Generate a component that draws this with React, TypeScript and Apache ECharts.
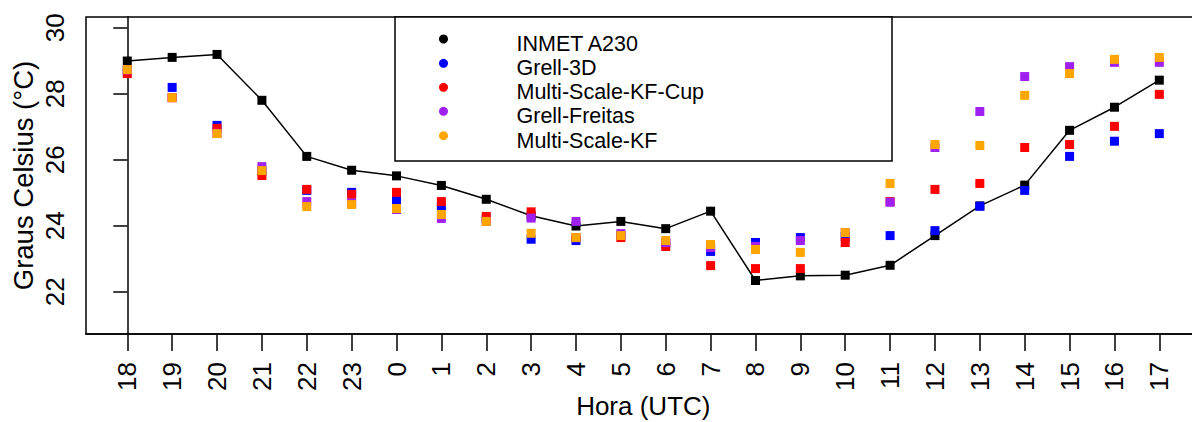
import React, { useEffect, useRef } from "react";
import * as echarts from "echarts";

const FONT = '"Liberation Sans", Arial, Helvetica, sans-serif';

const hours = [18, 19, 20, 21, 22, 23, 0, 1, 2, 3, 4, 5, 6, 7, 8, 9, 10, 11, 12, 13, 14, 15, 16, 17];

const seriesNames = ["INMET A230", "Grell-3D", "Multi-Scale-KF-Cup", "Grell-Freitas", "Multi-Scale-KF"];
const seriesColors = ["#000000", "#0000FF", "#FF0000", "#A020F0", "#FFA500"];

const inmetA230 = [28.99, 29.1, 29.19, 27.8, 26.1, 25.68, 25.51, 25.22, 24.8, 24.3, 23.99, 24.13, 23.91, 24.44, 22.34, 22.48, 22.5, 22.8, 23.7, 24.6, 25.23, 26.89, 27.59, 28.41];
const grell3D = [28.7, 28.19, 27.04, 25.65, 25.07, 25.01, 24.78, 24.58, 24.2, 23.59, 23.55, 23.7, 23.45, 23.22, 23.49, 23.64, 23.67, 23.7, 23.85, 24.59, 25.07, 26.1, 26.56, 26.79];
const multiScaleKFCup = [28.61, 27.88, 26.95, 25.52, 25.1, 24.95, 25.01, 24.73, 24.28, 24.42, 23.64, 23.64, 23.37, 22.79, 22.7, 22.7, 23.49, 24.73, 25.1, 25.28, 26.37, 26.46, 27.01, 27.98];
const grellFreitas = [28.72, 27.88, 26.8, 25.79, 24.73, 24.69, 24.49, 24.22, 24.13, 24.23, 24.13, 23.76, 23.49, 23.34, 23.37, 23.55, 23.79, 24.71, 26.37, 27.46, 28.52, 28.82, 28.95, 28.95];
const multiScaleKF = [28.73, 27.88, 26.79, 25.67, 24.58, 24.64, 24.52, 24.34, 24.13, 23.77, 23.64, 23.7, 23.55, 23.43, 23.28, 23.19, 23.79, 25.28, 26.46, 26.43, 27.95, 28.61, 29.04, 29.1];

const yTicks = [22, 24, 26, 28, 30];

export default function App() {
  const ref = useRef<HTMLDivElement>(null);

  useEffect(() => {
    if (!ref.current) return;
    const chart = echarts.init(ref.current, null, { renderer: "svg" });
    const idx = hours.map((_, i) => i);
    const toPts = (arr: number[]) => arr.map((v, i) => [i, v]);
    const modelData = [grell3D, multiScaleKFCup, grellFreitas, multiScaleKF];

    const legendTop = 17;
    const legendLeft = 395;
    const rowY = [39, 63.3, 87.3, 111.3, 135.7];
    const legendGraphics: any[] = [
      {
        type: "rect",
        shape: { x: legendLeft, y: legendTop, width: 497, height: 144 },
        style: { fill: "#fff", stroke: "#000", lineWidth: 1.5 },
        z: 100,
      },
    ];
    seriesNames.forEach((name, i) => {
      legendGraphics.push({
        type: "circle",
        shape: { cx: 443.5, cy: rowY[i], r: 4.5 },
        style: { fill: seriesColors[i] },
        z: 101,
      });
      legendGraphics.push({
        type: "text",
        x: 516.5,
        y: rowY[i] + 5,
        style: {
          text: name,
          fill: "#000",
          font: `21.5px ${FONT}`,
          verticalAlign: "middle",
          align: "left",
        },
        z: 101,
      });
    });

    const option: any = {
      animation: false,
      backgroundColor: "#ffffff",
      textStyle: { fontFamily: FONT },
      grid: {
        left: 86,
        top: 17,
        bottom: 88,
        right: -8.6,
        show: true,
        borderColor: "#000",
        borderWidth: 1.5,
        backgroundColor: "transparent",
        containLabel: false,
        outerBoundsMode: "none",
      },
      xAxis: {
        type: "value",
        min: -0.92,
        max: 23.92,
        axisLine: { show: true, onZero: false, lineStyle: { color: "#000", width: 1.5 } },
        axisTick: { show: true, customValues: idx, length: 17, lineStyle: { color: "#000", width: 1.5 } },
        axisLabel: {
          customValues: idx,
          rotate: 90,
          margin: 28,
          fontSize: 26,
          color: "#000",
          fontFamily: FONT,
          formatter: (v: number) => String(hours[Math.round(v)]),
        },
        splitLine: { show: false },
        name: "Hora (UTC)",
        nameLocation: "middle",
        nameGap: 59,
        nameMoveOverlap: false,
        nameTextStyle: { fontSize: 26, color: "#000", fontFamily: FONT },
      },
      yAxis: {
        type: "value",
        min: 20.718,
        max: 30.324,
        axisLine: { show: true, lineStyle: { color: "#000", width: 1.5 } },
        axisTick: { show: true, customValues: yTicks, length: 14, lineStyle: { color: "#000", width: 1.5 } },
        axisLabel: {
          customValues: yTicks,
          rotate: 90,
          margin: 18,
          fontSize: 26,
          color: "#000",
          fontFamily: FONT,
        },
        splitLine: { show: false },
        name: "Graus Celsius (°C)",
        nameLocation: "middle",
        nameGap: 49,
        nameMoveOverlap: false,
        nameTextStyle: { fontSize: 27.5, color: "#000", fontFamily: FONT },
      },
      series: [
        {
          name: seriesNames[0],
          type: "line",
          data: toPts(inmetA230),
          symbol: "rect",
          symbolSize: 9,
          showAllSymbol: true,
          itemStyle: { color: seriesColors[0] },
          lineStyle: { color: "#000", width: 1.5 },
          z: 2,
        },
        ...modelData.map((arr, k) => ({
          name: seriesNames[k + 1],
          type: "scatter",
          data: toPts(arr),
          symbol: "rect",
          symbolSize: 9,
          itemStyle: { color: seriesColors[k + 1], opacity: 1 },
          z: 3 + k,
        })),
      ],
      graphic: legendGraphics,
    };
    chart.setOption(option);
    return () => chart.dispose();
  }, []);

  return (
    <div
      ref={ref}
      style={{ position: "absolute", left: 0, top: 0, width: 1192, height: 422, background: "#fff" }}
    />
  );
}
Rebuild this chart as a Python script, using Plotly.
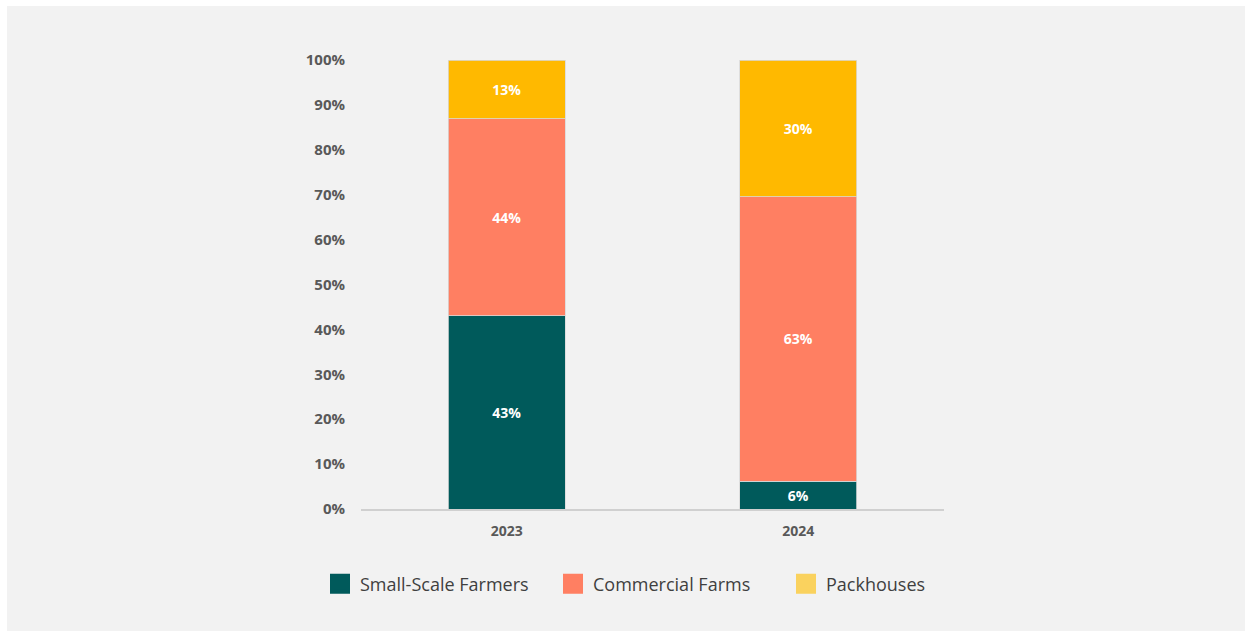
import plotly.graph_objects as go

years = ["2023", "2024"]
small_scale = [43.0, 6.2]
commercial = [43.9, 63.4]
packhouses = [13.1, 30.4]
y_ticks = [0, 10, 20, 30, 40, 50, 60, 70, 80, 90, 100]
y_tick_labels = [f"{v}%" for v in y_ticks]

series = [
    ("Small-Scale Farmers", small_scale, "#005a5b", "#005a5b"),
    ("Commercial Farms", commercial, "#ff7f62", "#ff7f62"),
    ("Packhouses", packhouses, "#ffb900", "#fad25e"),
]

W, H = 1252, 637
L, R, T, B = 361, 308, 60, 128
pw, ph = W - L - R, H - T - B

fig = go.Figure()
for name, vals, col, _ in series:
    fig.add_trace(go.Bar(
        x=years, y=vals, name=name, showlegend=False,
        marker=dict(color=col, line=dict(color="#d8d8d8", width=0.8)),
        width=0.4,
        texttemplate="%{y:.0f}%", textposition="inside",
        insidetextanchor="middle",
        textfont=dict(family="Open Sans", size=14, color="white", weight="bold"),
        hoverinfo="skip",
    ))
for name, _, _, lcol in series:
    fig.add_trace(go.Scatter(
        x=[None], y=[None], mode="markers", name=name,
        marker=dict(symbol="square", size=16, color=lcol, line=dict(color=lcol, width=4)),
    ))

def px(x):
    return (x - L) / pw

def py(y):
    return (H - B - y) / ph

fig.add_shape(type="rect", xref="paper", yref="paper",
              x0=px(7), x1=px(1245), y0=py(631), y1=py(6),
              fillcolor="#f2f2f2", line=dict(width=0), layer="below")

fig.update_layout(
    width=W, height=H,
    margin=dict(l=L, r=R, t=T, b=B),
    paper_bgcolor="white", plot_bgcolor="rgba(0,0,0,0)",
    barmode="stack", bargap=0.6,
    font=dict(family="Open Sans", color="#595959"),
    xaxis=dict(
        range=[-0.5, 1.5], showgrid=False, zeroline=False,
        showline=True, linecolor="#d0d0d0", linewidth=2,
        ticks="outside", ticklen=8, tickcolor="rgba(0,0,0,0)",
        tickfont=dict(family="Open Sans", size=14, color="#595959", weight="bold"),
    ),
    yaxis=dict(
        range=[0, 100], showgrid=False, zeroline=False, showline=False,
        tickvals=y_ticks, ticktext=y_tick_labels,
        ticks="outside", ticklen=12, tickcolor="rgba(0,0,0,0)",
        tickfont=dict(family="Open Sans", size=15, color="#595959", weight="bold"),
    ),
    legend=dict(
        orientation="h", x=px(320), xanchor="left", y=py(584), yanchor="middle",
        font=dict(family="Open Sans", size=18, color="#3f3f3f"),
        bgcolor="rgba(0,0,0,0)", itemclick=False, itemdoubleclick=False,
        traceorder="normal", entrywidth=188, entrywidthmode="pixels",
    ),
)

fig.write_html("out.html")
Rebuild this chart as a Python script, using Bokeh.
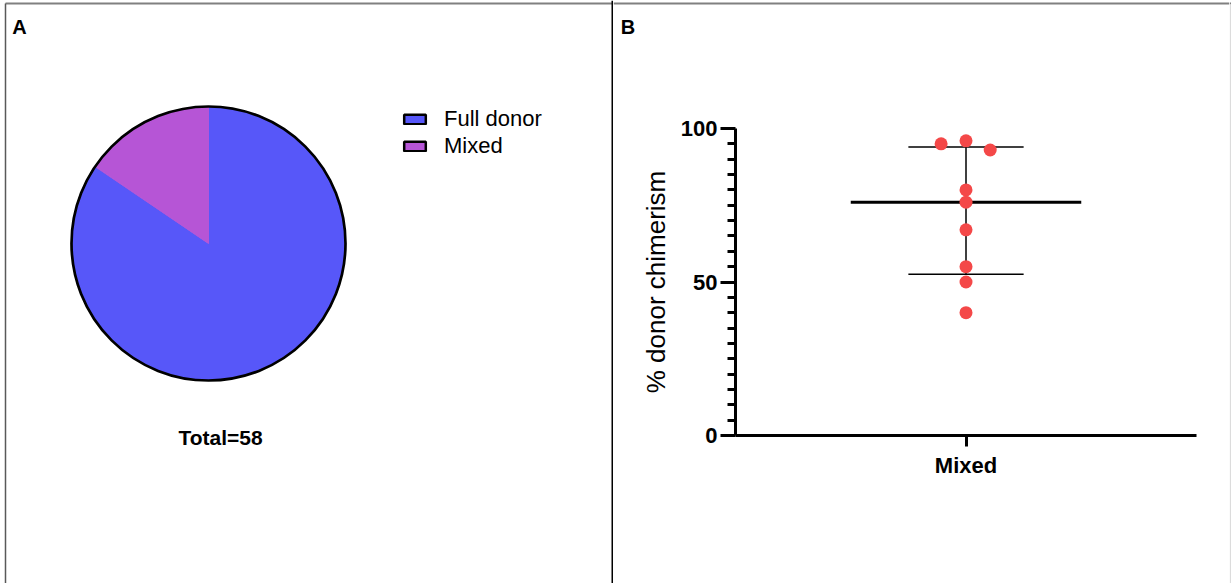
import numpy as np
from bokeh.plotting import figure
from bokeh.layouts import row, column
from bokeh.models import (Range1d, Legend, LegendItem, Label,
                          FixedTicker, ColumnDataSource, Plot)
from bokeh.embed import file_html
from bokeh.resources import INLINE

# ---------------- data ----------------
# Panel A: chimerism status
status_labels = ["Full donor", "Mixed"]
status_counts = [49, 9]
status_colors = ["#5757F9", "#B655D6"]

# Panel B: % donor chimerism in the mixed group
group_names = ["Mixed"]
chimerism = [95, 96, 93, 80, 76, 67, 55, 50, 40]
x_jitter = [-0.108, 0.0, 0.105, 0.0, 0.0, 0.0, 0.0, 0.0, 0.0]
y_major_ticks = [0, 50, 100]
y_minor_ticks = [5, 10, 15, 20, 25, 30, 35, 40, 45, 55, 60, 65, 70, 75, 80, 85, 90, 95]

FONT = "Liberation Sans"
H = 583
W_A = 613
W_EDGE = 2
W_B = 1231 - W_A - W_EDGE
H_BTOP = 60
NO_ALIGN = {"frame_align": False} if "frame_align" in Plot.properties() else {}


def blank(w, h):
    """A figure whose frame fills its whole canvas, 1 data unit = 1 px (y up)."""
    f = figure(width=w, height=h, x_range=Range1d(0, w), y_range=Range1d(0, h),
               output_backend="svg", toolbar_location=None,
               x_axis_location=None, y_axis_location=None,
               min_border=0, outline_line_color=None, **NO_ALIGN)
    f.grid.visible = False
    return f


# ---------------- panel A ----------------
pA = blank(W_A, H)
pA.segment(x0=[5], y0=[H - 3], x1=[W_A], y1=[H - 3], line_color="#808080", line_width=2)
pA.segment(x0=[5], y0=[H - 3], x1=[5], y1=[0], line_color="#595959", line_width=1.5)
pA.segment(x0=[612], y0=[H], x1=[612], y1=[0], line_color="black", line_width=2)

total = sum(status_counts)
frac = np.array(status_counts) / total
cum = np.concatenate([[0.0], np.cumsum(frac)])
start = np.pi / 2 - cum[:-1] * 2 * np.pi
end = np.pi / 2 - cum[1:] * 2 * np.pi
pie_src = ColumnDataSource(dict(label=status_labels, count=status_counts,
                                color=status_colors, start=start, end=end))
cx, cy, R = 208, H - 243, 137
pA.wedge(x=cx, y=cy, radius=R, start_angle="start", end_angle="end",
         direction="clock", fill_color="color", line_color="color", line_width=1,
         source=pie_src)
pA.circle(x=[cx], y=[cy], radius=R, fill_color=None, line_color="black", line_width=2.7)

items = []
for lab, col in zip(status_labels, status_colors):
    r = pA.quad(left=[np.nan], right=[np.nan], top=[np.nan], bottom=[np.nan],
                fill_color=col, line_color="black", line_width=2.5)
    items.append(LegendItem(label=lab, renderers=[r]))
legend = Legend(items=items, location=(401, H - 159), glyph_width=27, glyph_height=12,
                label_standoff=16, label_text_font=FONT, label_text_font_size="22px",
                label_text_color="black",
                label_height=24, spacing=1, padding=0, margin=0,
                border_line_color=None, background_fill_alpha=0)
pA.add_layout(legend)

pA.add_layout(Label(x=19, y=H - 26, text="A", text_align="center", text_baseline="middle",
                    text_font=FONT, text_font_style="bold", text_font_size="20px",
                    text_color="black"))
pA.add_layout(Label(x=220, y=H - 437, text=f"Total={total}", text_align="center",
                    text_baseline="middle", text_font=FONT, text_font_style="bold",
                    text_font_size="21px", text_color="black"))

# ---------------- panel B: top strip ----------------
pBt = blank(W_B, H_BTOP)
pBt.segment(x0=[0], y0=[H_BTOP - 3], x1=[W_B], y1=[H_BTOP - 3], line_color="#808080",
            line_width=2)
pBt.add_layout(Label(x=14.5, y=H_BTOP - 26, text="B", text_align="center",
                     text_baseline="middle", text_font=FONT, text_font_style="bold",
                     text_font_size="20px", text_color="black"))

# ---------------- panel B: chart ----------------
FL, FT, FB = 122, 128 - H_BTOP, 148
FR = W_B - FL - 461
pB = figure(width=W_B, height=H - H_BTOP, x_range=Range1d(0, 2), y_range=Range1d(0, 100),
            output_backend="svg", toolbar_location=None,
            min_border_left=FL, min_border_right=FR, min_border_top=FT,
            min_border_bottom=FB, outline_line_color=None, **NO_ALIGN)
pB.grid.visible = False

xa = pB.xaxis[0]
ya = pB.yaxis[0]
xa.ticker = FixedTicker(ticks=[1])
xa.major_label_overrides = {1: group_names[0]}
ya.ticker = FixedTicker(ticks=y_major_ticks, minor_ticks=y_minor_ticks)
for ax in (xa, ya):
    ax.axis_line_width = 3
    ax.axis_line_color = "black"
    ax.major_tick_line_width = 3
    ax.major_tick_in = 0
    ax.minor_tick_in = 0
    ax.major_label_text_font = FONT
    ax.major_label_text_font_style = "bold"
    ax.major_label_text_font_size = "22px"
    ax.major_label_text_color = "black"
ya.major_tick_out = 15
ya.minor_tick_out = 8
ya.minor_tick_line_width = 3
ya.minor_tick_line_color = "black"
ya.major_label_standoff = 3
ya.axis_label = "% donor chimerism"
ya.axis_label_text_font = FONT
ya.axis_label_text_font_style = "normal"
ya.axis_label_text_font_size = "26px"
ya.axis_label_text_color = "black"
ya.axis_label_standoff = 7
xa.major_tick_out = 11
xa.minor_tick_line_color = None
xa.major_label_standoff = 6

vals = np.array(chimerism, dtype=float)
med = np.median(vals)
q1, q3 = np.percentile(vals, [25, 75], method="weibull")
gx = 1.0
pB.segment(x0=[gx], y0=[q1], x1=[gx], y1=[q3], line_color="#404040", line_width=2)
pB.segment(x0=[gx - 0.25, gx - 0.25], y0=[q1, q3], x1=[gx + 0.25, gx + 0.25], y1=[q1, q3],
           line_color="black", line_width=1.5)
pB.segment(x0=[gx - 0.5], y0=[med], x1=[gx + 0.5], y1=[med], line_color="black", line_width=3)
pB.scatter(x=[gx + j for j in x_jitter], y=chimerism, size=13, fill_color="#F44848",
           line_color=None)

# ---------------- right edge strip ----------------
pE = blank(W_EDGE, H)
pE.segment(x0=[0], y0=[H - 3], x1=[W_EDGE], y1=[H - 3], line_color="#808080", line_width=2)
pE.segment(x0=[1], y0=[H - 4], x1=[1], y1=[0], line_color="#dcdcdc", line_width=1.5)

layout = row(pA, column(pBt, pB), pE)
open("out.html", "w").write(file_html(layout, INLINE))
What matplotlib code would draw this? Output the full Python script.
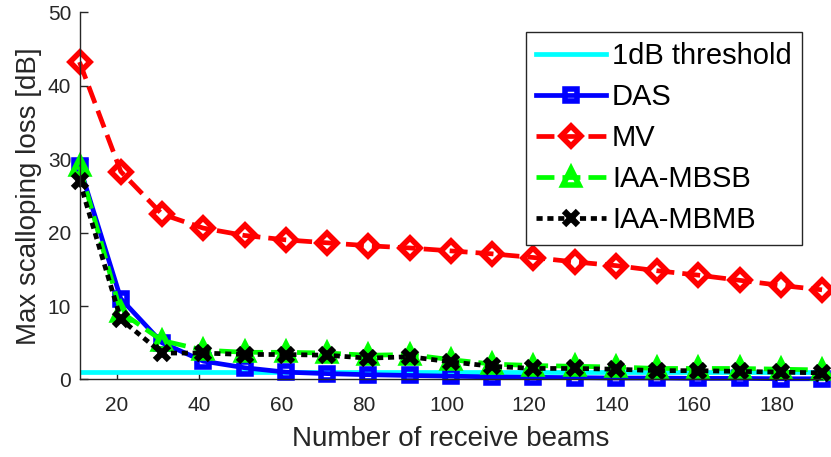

::::::::::

== DIRECTIVE ==
Drop the images and output only the lines from the one that contains "Rebuild this chart as a Python script, using Plotly." to the one that contains "pw, ph = W - L - R, H - T - B", both included.

== ANSWER FOR THIS EXERCISE ==
Rebuild this chart as a Python script, using Plotly.
import plotly.graph_objects as go

years = ["2023", "2024"]
small_scale = [43.0, 6.2]
commercial = [43.9, 63.4]
packhouses = [13.1, 30.4]
y_ticks = [0, 10, 20, 30, 40, 50, 60, 70, 80, 90, 100]
y_tick_labels = [f"{v}%" for v in y_ticks]

series = [
    ("Small-Scale Farmers", small_scale, "#005a5b", "#005a5b"),
    ("Commercial Farms", commercial, "#ff7f62", "#ff7f62"),
    ("Packhouses", packhouses, "#ffb900", "#fad25e"),
]

W, H = 1252, 637
L, R, T, B = 361, 308, 60, 128
pw, ph = W - L - R, H - T - B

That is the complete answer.